Video Connectors

Presenting with ease – know your video connectors

It’s kind of ironic that these days it can seem a whole lot easier to create an internet connection with someone on the other side of the world than to connect a laptop to a monitor in an unfamiliar room.

This is because monitors can carry on working long after the connectors they use have ceased to be incorporated as standard into laptops. The solution is to equip yourself with a selection of adapters to connect your laptop to legacy devices.

Here’s our summary of the main video connectors you’ll encounter and how to identify them:

VGA (Video Graphics Adapter)

Easily identifiable by its two screws (to secure the connector) and its numerous (15) round holes, VGA connectors were standard issue on computer monitors in the late 1980s and early 1990s. Most of them were on the old CRT (big, bulky) monitors, but some early flatscreens also have them.
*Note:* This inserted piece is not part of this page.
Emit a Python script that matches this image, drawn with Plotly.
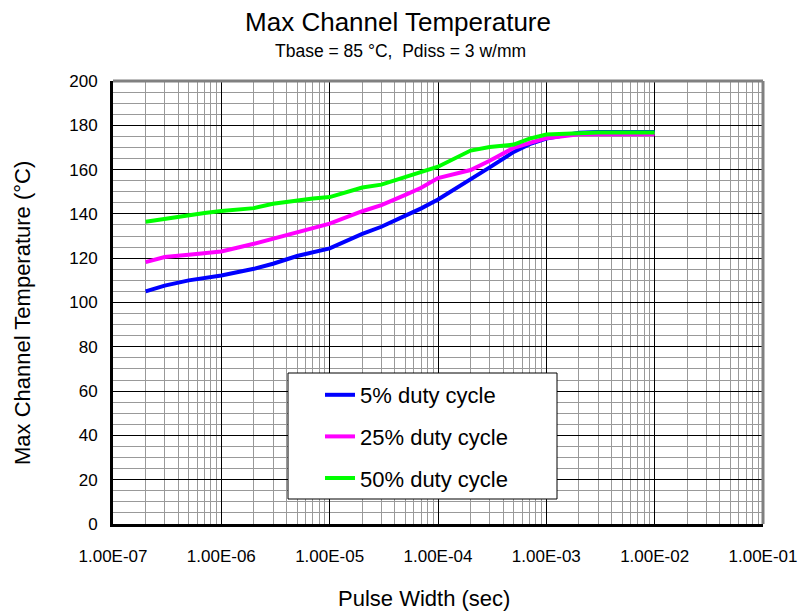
import plotly.graph_objects as go

pulse_width = [2e-7, 3e-7, 5e-7, 7e-7, 1e-6, 2e-6, 3e-6, 5e-6, 7e-6, 1e-5,
               2e-5, 3e-5, 5e-5, 7e-5, 1e-4, 2e-4, 3e-4, 5e-4, 7e-4, 1e-3,
               2e-3, 3e-3, 5e-3, 1e-2]
duty5 = [105.0, 107.6, 110.0, 111.2, 112.2, 115.2, 117.5, 121.0, 122.8, 124.4,
         131.0, 134.2, 139.2, 142.5, 146.5, 155.5, 161.0, 168.0, 171.5, 174.0,
         176.6, 177.0, 177.0, 177.0]
duty25 = [118.2, 120.5, 121.6, 122.2, 123.0, 126.5, 128.8, 131.5, 133.5, 135.6,
          141.2, 144.0, 148.6, 151.8, 156.2, 159.8, 164.0, 169.8, 172.0, 174.2,
          176.0, 176.0, 176.0, 176.0]
duty50 = [136.5, 137.9, 139.3, 140.4, 141.3, 142.6, 144.6, 146.3, 147.0, 147.6,
          151.9, 153.2, 156.5, 158.8, 161.3, 168.6, 170.2, 171.3, 174.0, 175.8,
          176.7, 176.8, 176.8, 176.8]
series_names = ["5% duty cycle", "25% duty cycle", "50% duty cycle"]
series_colors = ["#0000FF", "#FF00FF", "#00FF00"]

x_tickvals = [1e-7, 1e-6, 1e-5, 1e-4, 1e-3, 1e-2, 1e-1]
x_ticktext = ["1.00E-07", "1.00E-06", "1.00E-05", "1.00E-04", "1.00E-03", "1.00E-02", "1.00E-01"]
y_tickvals = list(range(0, 201, 20))

FONT = "Liberation Sans, Arial, sans-serif"

# plot area in pixels: left 113, right 763, top 81, bottom 524
def px_x(p):
    return (p - 113) / 650

def px_y(p):
    return (524 - p) / 443

fig = go.Figure()
for i, (name, ys, col) in enumerate(zip(series_names, [duty5, duty25, duty50], series_colors)):
    fig.add_trace(go.Scatter(x=pulse_width, y=ys, mode="lines", name=name,
                             line=dict(color=col, width=4), legendgroup=f"g{i}"))

fig.update_layout(
    width=804, height=611,
    margin=dict(l=113, r=41, t=81, b=87, autoexpand=False),
    paper_bgcolor="white", plot_bgcolor="white",
    font=dict(family=FONT, color="black"),
    title=dict(text="Max Channel Temperature", x=398 / 804, xanchor="center",
               y=1 - 22 / 611, yanchor="middle", yref="container",
               font=dict(size=26, family=FONT, color="black")),
    showlegend=True,
    legend=dict(x=px_x(320), y=px_y(374), xanchor="left", yanchor="top",
                bgcolor="rgba(0,0,0,0)", borderwidth=0,
                font=dict(size=22, family=FONT, color="black"),
                tracegroupgap=10, itemwidth=30),
    annotations=[
        dict(text="Tbase = 85 °C,\u00a0\u00a0Pdiss = 3 w/mm", xref="paper", yref="paper",
             x=px_x(400), y=px_y(51), xanchor="center", yanchor="middle",
             showarrow=False, font=dict(size=17.5, family=FONT, color="black")),
        dict(text="Pulse Width (sec)", xref="paper", yref="paper",
             x=px_x(424), y=px_y(598), xanchor="center", yanchor="middle",
             showarrow=False, font=dict(size=22, family=FONT, color="black")),
        dict(text="Max Channel Temperature (°C)", xref="paper", yref="paper",
             x=px_x(22), y=px_y(313), xanchor="center", yanchor="middle", textangle=-90,
             showarrow=False, font=dict(size=22, family=FONT, color="black")),
    ],
    shapes=[
        dict(type="rect", xref="paper", yref="paper",
             x0=px_x(288), x1=px_x(557), y0=px_y(499), y1=px_y(373),
             fillcolor="white", line=dict(color="black", width=1), layer="above"),
        dict(type="line", xref="paper", yref="paper", x0=0, x1=1, y0=1, y1=1,
             line=dict(color="#808080", width=3), layer="above"),
        dict(type="line", xref="paper", yref="paper", x0=1, x1=1, y0=0, y1=1,
             line=dict(color="#808080", width=3), layer="above"),
    ],
)

fig.update_xaxes(type="log", range=[-7, -1], tickvals=x_tickvals, ticktext=x_ticktext,
                 showgrid=True, gridcolor="black", gridwidth=1,
                 minor=dict(dtick="D1", showgrid=True, gridcolor="#999999", gridwidth=1, ticks=""),
                 showline=True, linecolor="black", linewidth=3, ticks="",
                 tickfont=dict(size=17, family=FONT, color="black"), ticklabelstandoff=15,
                 zeroline=False)
fig.update_yaxes(range=[0, 200], tickvals=y_tickvals, showgrid=True, gridcolor="black", gridwidth=1,
                 minor=dict(dtick=5, showgrid=True, gridcolor="#999999", gridwidth=1, ticks=""),
                 showline=True, linecolor="black", linewidth=3, ticks="",
                 tickfont=dict(size=17, family=FONT, color="black"), ticklabelstandoff=9,
                 zeroline=False)

fig.write_html("out.html")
RCA connectors (Radio Corporation of America)

These are possibly the easiest connectors of all to identify since they have very distinctive red, yellow and white plastic casing on the ends of the connectors to make it easy to identify which connector goes in which socket. These were once ubiquitous in televisions and quite popular for computer monitors.

DVI (Digital Visual Interface)

For a while, DVI was “the next big thing” but it was superseded fairly quickly so you’re not likely to find many of these about, which is just as well as DVI connectors come in no less than 5 forms.

The best way to identify a DVI connector is that it uses two screws to secure it to the monitor (or television) in the same way as VGA connectors do, but it has square holes rather than round ones and at the right-hand side it has either a small cluster of four squares or an empty space.

Mini DVI

This looks just like regular DVI only smaller, which means it need a separate adaptor to make the connection. Mini DVI was only ever used on devices made by Apple.

HDMI (High Definition Media Input)

If you’re having issues connecting to an HDMI monitor, then you’re probably the one with the older device. HDMI is very much in current use so you’d better be prepared to encounter it.

The HDMI connection looks essentially like a more svelte version of USB and, if you look at the inside of the connection, it is straight.

NB: HDMI actually comes in three flavours, of which the biggest, HDMI A is used on monitors and TVs. HDMI C (also known as Mini-HDMI) is used on laptops and some tablets and HDMI D (micro HDMI) is used on smartphones and some tablets.

Display Port

Interestingly, Display Port generally gets its full name rather than being called DP, perhaps because DP is not a TLA (three-letter abbreviation). Unfortunately, it looks very like HDMI and doubly unfortunately it’s also very popular, in fact it’s HDMI’s chief rival in the current popularity stakes.

Look at the inside of the socket and if, instead of just a straight line, you see two vertical lines coming down, one at each end, then it’s a Display Port.

Mini Display Port

This was created by Apple, the masters of miniaturisation. It is straight inside like HDMI and frankly the two cables look so similar that, unless you already know what it is, it’s trial and error to find out which connector fits.